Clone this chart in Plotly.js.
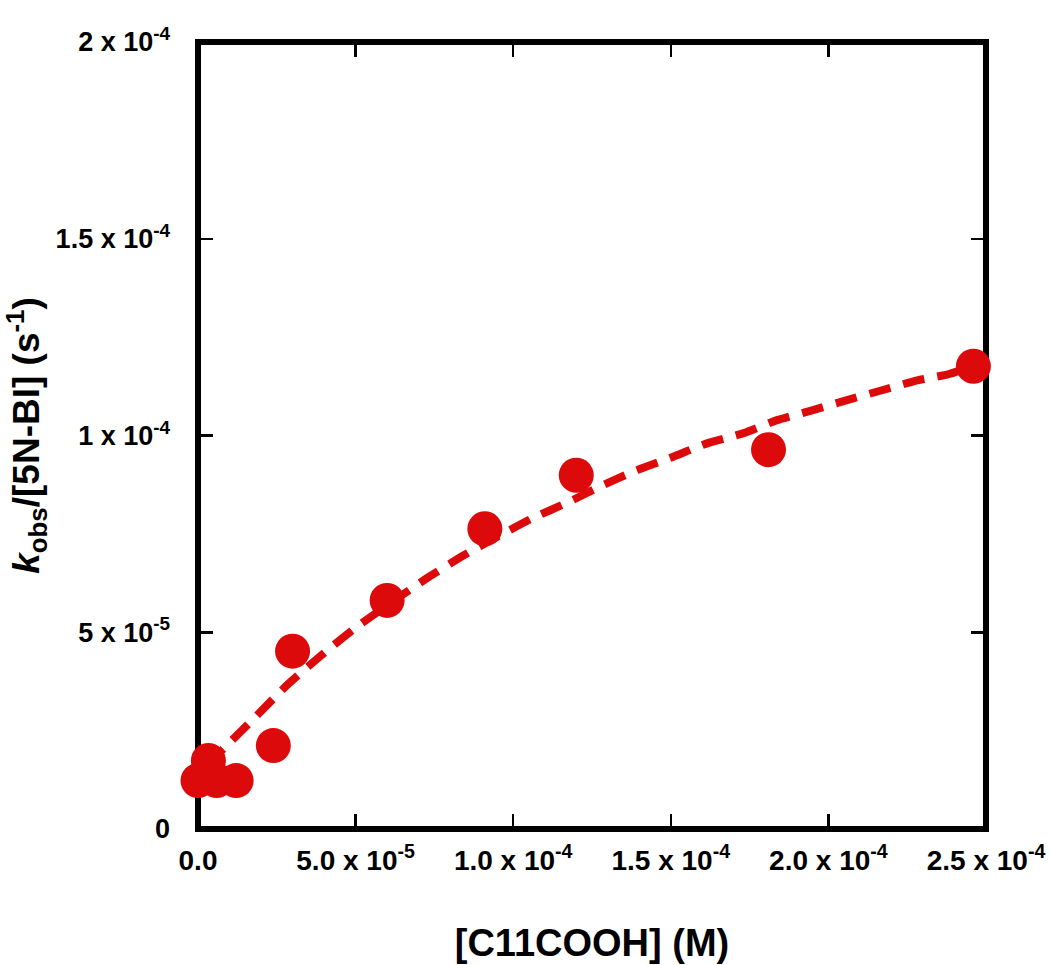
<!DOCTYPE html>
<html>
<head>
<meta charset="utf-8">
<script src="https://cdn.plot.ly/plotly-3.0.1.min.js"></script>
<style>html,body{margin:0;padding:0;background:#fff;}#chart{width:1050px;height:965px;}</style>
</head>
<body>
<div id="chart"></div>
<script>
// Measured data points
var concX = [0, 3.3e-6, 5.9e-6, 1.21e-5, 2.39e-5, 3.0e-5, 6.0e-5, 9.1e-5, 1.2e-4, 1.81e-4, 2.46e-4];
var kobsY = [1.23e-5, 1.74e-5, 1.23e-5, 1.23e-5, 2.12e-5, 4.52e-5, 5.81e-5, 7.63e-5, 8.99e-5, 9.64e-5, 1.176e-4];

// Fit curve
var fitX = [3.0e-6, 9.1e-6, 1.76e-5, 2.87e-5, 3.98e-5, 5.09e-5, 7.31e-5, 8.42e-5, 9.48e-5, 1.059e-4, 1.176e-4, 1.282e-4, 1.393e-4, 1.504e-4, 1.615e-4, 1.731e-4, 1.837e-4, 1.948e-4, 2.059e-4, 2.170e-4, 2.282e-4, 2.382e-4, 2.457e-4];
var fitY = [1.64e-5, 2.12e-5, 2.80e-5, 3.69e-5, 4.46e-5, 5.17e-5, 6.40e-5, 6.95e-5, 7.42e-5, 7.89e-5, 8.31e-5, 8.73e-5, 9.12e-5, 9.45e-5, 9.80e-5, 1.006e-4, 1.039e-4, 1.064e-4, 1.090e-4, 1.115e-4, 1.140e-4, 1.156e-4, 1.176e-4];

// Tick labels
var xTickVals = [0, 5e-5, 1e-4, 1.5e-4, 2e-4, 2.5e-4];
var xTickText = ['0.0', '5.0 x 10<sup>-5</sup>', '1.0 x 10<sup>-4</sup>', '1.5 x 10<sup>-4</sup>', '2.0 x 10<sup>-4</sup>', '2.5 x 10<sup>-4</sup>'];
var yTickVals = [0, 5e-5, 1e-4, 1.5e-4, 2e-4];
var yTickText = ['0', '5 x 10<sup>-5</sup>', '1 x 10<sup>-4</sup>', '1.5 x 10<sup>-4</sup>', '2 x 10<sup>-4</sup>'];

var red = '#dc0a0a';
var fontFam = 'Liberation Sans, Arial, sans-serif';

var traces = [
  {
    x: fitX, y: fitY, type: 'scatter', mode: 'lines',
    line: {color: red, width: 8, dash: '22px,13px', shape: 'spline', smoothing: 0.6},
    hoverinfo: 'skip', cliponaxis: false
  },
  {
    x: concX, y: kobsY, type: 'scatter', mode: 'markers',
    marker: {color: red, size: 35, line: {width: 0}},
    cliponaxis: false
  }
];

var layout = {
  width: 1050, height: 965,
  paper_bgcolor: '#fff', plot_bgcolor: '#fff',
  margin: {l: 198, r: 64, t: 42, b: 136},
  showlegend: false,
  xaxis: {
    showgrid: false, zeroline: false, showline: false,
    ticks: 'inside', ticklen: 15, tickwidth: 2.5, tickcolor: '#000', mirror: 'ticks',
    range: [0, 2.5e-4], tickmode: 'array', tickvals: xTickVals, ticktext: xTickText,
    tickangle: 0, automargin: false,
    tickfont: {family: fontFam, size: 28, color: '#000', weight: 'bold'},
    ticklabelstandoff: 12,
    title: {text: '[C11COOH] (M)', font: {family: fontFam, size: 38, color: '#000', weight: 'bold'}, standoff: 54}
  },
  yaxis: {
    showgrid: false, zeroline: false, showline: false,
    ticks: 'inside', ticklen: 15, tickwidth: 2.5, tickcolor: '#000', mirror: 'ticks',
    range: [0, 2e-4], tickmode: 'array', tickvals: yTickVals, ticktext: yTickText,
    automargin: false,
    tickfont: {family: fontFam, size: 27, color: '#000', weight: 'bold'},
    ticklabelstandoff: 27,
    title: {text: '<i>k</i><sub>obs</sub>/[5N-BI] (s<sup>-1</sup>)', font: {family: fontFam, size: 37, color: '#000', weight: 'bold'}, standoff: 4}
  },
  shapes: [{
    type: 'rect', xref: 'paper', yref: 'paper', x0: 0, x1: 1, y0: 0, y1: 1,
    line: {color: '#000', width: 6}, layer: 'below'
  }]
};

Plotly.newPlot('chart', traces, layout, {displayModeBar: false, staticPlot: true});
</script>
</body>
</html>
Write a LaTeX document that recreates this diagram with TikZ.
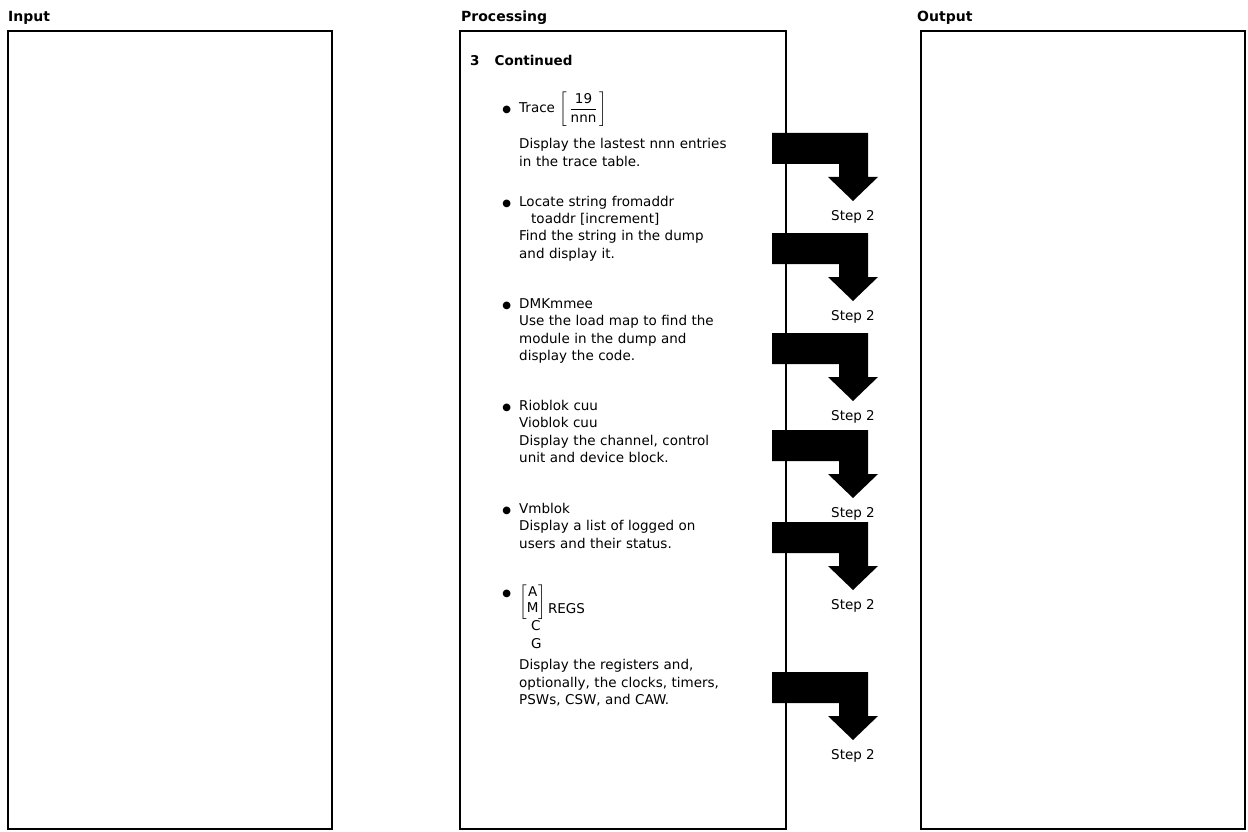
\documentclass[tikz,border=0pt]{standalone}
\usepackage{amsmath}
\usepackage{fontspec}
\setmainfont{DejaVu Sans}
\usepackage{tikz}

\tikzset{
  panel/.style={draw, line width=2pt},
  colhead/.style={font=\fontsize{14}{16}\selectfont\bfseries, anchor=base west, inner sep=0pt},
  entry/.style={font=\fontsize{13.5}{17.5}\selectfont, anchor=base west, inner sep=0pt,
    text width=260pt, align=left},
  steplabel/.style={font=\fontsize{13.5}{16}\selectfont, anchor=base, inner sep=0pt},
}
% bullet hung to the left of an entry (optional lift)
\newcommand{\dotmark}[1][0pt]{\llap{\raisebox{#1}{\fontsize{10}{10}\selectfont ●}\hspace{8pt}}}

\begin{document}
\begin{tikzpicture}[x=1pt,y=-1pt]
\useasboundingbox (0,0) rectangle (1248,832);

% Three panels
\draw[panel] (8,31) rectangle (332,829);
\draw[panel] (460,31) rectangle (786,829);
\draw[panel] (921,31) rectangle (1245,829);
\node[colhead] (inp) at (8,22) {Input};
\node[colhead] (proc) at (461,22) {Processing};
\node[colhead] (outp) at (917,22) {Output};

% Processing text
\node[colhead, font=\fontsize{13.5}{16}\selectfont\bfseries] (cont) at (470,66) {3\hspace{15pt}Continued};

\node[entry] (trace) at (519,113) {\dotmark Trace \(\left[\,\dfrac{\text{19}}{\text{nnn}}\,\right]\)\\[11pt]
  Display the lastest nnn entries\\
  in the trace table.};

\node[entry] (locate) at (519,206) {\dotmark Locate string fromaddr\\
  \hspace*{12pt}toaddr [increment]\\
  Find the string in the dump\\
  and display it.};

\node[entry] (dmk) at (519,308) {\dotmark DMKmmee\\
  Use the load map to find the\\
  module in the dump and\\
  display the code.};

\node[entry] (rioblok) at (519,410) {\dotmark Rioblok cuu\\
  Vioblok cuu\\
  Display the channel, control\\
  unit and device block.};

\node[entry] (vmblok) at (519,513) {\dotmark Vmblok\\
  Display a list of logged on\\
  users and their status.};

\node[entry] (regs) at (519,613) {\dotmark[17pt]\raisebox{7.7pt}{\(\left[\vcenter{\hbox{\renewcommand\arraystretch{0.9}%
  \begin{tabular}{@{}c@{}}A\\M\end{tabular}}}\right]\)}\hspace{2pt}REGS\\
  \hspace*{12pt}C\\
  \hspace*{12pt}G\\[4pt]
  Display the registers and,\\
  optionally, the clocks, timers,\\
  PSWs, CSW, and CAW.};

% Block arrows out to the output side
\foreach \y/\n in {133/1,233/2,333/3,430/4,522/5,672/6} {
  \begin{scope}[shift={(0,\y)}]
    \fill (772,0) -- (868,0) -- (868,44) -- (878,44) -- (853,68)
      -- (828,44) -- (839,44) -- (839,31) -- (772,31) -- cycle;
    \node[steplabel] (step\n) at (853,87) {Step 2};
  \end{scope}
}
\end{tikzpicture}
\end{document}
┄┄┄┄┄┄┄┄┄┄┄┄┄┄┄┄┄┄┄┄
Stated task: Repeat each entry exactly as given; no pictures belong in the copy.

Response to this exercise:
Clone this chart in Plotly.js.
<!DOCTYPE html>
<html>
<head>
<meta charset="utf-8">
<script src="https://cdn.plot.ly/plotly-3.0.1.min.js"></script>
<style>html,body{margin:0;padding:0;background:#fff;}#chart{width:1050px;height:965px;}</style>
</head>
<body>
<div id="chart"></div>
<script>
// Measured data points
var concX = [0, 3.3e-6, 5.9e-6, 1.21e-5, 2.39e-5, 3.0e-5, 6.0e-5, 9.1e-5, 1.2e-4, 1.81e-4, 2.46e-4];
var kobsY = [1.23e-5, 1.74e-5, 1.23e-5, 1.23e-5, 2.12e-5, 4.52e-5, 5.81e-5, 7.63e-5, 8.99e-5, 9.64e-5, 1.176e-4];

// Fit curve
var fitX = [3.0e-6, 9.1e-6, 1.76e-5, 2.87e-5, 3.98e-5, 5.09e-5, 7.31e-5, 8.42e-5, 9.48e-5, 1.059e-4, 1.176e-4, 1.282e-4, 1.393e-4, 1.504e-4, 1.615e-4, 1.731e-4, 1.837e-4, 1.948e-4, 2.059e-4, 2.170e-4, 2.282e-4, 2.382e-4, 2.457e-4];
var fitY = [1.64e-5, 2.12e-5, 2.80e-5, 3.69e-5, 4.46e-5, 5.17e-5, 6.40e-5, 6.95e-5, 7.42e-5, 7.89e-5, 8.31e-5, 8.73e-5, 9.12e-5, 9.45e-5, 9.80e-5, 1.006e-4, 1.039e-4, 1.064e-4, 1.090e-4, 1.115e-4, 1.140e-4, 1.156e-4, 1.176e-4];

// Tick labels
var xTickVals = [0, 5e-5, 1e-4, 1.5e-4, 2e-4, 2.5e-4];
var xTickText = ['0.0', '5.0 x 10<sup>-5</sup>', '1.0 x 10<sup>-4</sup>', '1.5 x 10<sup>-4</sup>', '2.0 x 10<sup>-4</sup>', '2.5 x 10<sup>-4</sup>'];
var yTickVals = [0, 5e-5, 1e-4, 1.5e-4, 2e-4];
var yTickText = ['0', '5 x 10<sup>-5</sup>', '1 x 10<sup>-4</sup>', '1.5 x 10<sup>-4</sup>', '2 x 10<sup>-4</sup>'];

var red = '#dc0a0a';
var fontFam = 'Liberation Sans, Arial, sans-serif';

var traces = [
  {
    x: fitX, y: fitY, type: 'scatter', mode: 'lines',
    line: {color: red, width: 8, dash: '22px,13px', shape: 'spline', smoothing: 0.6},
    hoverinfo: 'skip', cliponaxis: false
  },
  {
    x: concX, y: kobsY, type: 'scatter', mode: 'markers',
    marker: {color: red, size: 35, line: {width: 0}},
    cliponaxis: false
  }
];

var layout = {
  width: 1050, height: 965,
  paper_bgcolor: '#fff', plot_bgcolor: '#fff',
  margin: {l: 198, r: 64, t: 42, b: 136},
  showlegend: false,
  xaxis: {
    showgrid: false, zeroline: false, showline: false,
    ticks: 'inside', ticklen: 15, tickwidth: 2.5, tickcolor: '#000', mirror: 'ticks',
    range: [0, 2.5e-4], tickmode: 'array', tickvals: xTickVals, ticktext: xTickText,
    tickangle: 0, automargin: false,
    tickfont: {family: fontFam, size: 28, color: '#000', weight: 'bold'},
    ticklabelstandoff: 12,
    title: {text: '[C11COOH] (M)', font: {family: fontFam, size: 38, color: '#000', weight: 'bold'}, standoff: 54}
  },
  yaxis: {
    showgrid: false, zeroline: false, showline: false,
    ticks: 'inside', ticklen: 15, tickwidth: 2.5, tickcolor: '#000', mirror: 'ticks',
    range: [0, 2e-4], tickmode: 'array', tickvals: yTickVals, ticktext: yTickText,
    automargin: false,
    tickfont: {family: fontFam, size: 27, color: '#000', weight: 'bold'},
    ticklabelstandoff: 27,
    title: {text: '<i>k</i><sub>obs</sub>/[5N-BI] (s<sup>-1</sup>)', font: {family: fontFam, size: 37, color: '#000', weight: 'bold'}, standoff: 4}
  },
  shapes: [{
    type: 'rect', xref: 'paper', yref: 'paper', x0: 0, x1: 1, y0: 0, y1: 1,
    line: {color: '#000', width: 6}, layer: 'below'
  }]
};

Plotly.newPlot('chart', traces, layout, {displayModeBar: false, staticPlot: true});
</script>
</body>
</html>
Write a LaTeX document that recreates this diagram with TikZ.
\documentclass[tikz,border=0pt]{standalone}
\usepackage{amsmath}
\usepackage{fontspec}
\setmainfont{DejaVu Sans}
\usepackage{tikz}

\tikzset{
  panel/.style={draw, line width=2pt},
  colhead/.style={font=\fontsize{14}{16}\selectfont\bfseries, anchor=base west, inner sep=0pt},
  entry/.style={font=\fontsize{13.5}{17.5}\selectfont, anchor=base west, inner sep=0pt,
    text width=260pt, align=left},
  steplabel/.style={font=\fontsize{13.5}{16}\selectfont, anchor=base, inner sep=0pt},
}
% bullet hung to the left of an entry (optional lift)
\newcommand{\dotmark}[1][0pt]{\llap{\raisebox{#1}{\fontsize{10}{10}\selectfont ●}\hspace{8pt}}}

\begin{document}
\begin{tikzpicture}[x=1pt,y=-1pt]
\useasboundingbox (0,0) rectangle (1248,832);

% Three panels
\draw[panel] (8,31) rectangle (332,829);
\draw[panel] (460,31) rectangle (786,829);
\draw[panel] (921,31) rectangle (1245,829);
\node[colhead] (inp) at (8,22) {Input};
\node[colhead] (proc) at (461,22) {Processing};
\node[colhead] (outp) at (917,22) {Output};

% Processing text
\node[colhead, font=\fontsize{13.5}{16}\selectfont\bfseries] (cont) at (470,66) {3\hspace{15pt}Continued};

\node[entry] (trace) at (519,113) {\dotmark Trace \(\left[\,\dfrac{\text{19}}{\text{nnn}}\,\right]\)\\[11pt]
  Display the lastest nnn entries\\
  in the trace table.};

\node[entry] (locate) at (519,206) {\dotmark Locate string fromaddr\\
  \hspace*{12pt}toaddr [increment]\\
  Find the string in the dump\\
  and display it.};

\node[entry] (dmk) at (519,308) {\dotmark DMKmmee\\
  Use the load map to find the\\
  module in the dump and\\
  display the code.};

\node[entry] (rioblok) at (519,410) {\dotmark Rioblok cuu\\
  Vioblok cuu\\
  Display the channel, control\\
  unit and device block.};

\node[entry] (vmblok) at (519,513) {\dotmark Vmblok\\
  Display a list of logged on\\
  users and their status.};

\node[entry] (regs) at (519,613) {\dotmark[17pt]\raisebox{7.7pt}{\(\left[\vcenter{\hbox{\renewcommand\arraystretch{0.9}%
  \begin{tabular}{@{}c@{}}A\\M\end{tabular}}}\right]\)}\hspace{2pt}REGS\\
  \hspace*{12pt}C\\
  \hspace*{12pt}G\\[4pt]
  Display the registers and,\\
  optionally, the clocks, timers,\\
  PSWs, CSW, and CAW.};

% Block arrows out to the output side
\foreach \y/\n in {133/1,233/2,333/3,430/4,522/5,672/6} {
  \begin{scope}[shift={(0,\y)}]
    \fill (772,0) -- (868,0) -- (868,44) -- (878,44) -- (853,68)
      -- (828,44) -- (839,44) -- (839,31) -- (772,31) -- cycle;
    \node[steplabel] (step\n) at (853,87) {Step 2};
  \end{scope}
}
\end{tikzpicture}
\end{document}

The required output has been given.